Sosiego y fuga, en Tenerife

La Isla es un continuo crepitar de espuma y aire. Es un arraigo de amaneceres: dorados con la tarde, verdes en el milagro de la flora, radiantes en la esperanza de cada pueblo en su arribo.

Destellos de misterio nacen desde la penumbra de la aborigen morada, pétrea y silenciosa, escaramuza de la hidalguía que vistieran barrancos, vegas o peñascos. Desde la isla brotan ecos multicolores de andanzas lusas, normandas o castellanas. Cimbrean venas de norte antiguo, se yerguen sones de frugal cadencia, de ritmo veloz y joven, americanos sones de acento limpio y latino.
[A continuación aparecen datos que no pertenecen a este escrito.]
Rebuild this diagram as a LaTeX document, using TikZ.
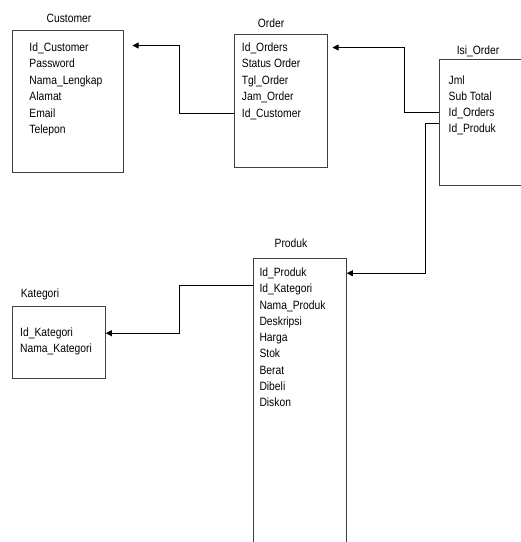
\documentclass[tikz,border=0pt]{standalone}
\usepackage{fontspec}
\setmainfont{Liberation Sans}[FakeStretch=0.86]
\usetikzlibrary{arrows.meta}
\usetikzlibrary{calc}

\tikzset{
  entity/.style={draw=black!75,line width=0.8pt,anchor=north west,inner sep=0pt},
  title/.style={anchor=base,inner sep=0pt,font=\fontsize{12}{14}\selectfont},
  attr/.style={anchor=base west,inner sep=0pt,text height=9pt,text depth=2pt,font=\fontsize{12}{14}\selectfont},
  fk/.style={-{Triangle[length=6pt,width=6pt]},line width=0.8pt}
}

\begin{document}
\begin{tikzpicture}[x=1pt,y=-1pt]
\useasboundingbox (0,0) rectangle (521,542);

% Draw the tables
\node[entity,minimum width=111pt,minimum height=142pt](cust) at (12,30){};
\node[entity,minimum width=93pt,minimum height=133pt](ord) at (234,34){};
\node[entity,minimum width=95pt,minimum height=126pt](isi) at (439,59){};
\node[entity,minimum width=93pt,minimum height=300pt](prod) at (253,258){};
\node[entity,minimum width=93pt,minimum height=72pt](kat) at (12,306){};

% Table names
\node[title](cust-title) at (69,22){Customer};
\node[title](ord-title) at (271,27){Order};
\node[title](isi-title) at (478,54){Isi\_Order};
\node[title](prod-title) at (291,247){Produk};
\node[title](kat-title) at (40,297){Kategori};

% Fields of each table
\foreach \t [count=\i] in {Id\_Customer,Password,Nama\_Lengkap,Alamat,Email,Telepon}
  \node[attr](cust-\i) at (29.3,{51+16.5*(\i-1)}){\t};
\foreach \t [count=\i] in {Id\_Orders,Status Order,Tgl\_Order,Jam\_Order,Id\_Customer}
  \node[attr](ord-\i) at (241.7,{51+16.5*(\i-1)}){\t};
\foreach \t [count=\i] in {Jml,Sub Total,Id\_Orders,Id\_Produk}
  \node[attr](isi-\i) at (448.5,{84+16*(\i-1)}){\t};
\foreach \t [count=\i] in {Id\_Produk,Id\_Kategori,Nama\_Produk,Deskripsi,Harga,Stok,Berat,Dibeli,Diskon}
  \node[attr](prod-\i) at (259.3,{276.7+16.25*(\i-1)}){\t};
\foreach \t [count=\i] in {Id\_Kategori,Nama\_Kategori}
  \node[attr](kat-\i) at (20,{336.7+16*(\i-1)}){\t};

% Draw the relations
\draw[fk,shorten >=8.7pt] (ord.west |- ord-5) -- ++(-55,0) |- ($(cust.east |- cust-1)+(0,-2)$);
\draw[fk,shorten >=4.7pt] (isi.west |- isi-3) -- ++(-34.5,0) |- (ord.east |- ord-1);
\draw[fk] ($(isi.west |- isi-4)+(0,-5)$) -- ++(-13.5,0) |- (prod.east |- prod-1);
\draw[fk] ($(prod.west |- prod-2)+(0,-4)$) -- ++(-74,0) |- (kat.east |- kat-1);
\end{tikzpicture}
\end{document}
Esa es la isla de las nieves y los desiertos, una piel diversa, volcánica y lánguida, crepuscular y amante, terruño prieto de sentidos que viajan al alma, con sus paseos te besa, con el alisio te abraza y en un atardecer cualquiera ya te cautiva en su lava.

Tenerife, espacio de sauzales, lagunas y jarales, de furnias, de valles de luz, de otras islas pequeñas, bajas e irreverentes hacia la vertical angostura.

Viajar en la Isla es la desazón de la cordura. En ella juegan tabaibal y laurisilva, palmeral y pinares, arrorrós y folías.

Cuando se aquieta el día y el sol se fuga lentamente, la fuerza de lo diverso misteriosamente se disfraza, parece adentrarse en los bucios a bailar y el aire queda en silencio.

Después de perderse en el bullicio multicolor del día, la tarde es suave y mágica en Tenerife, quizá ese sea el mejor tiempo y rincón para encontrarse.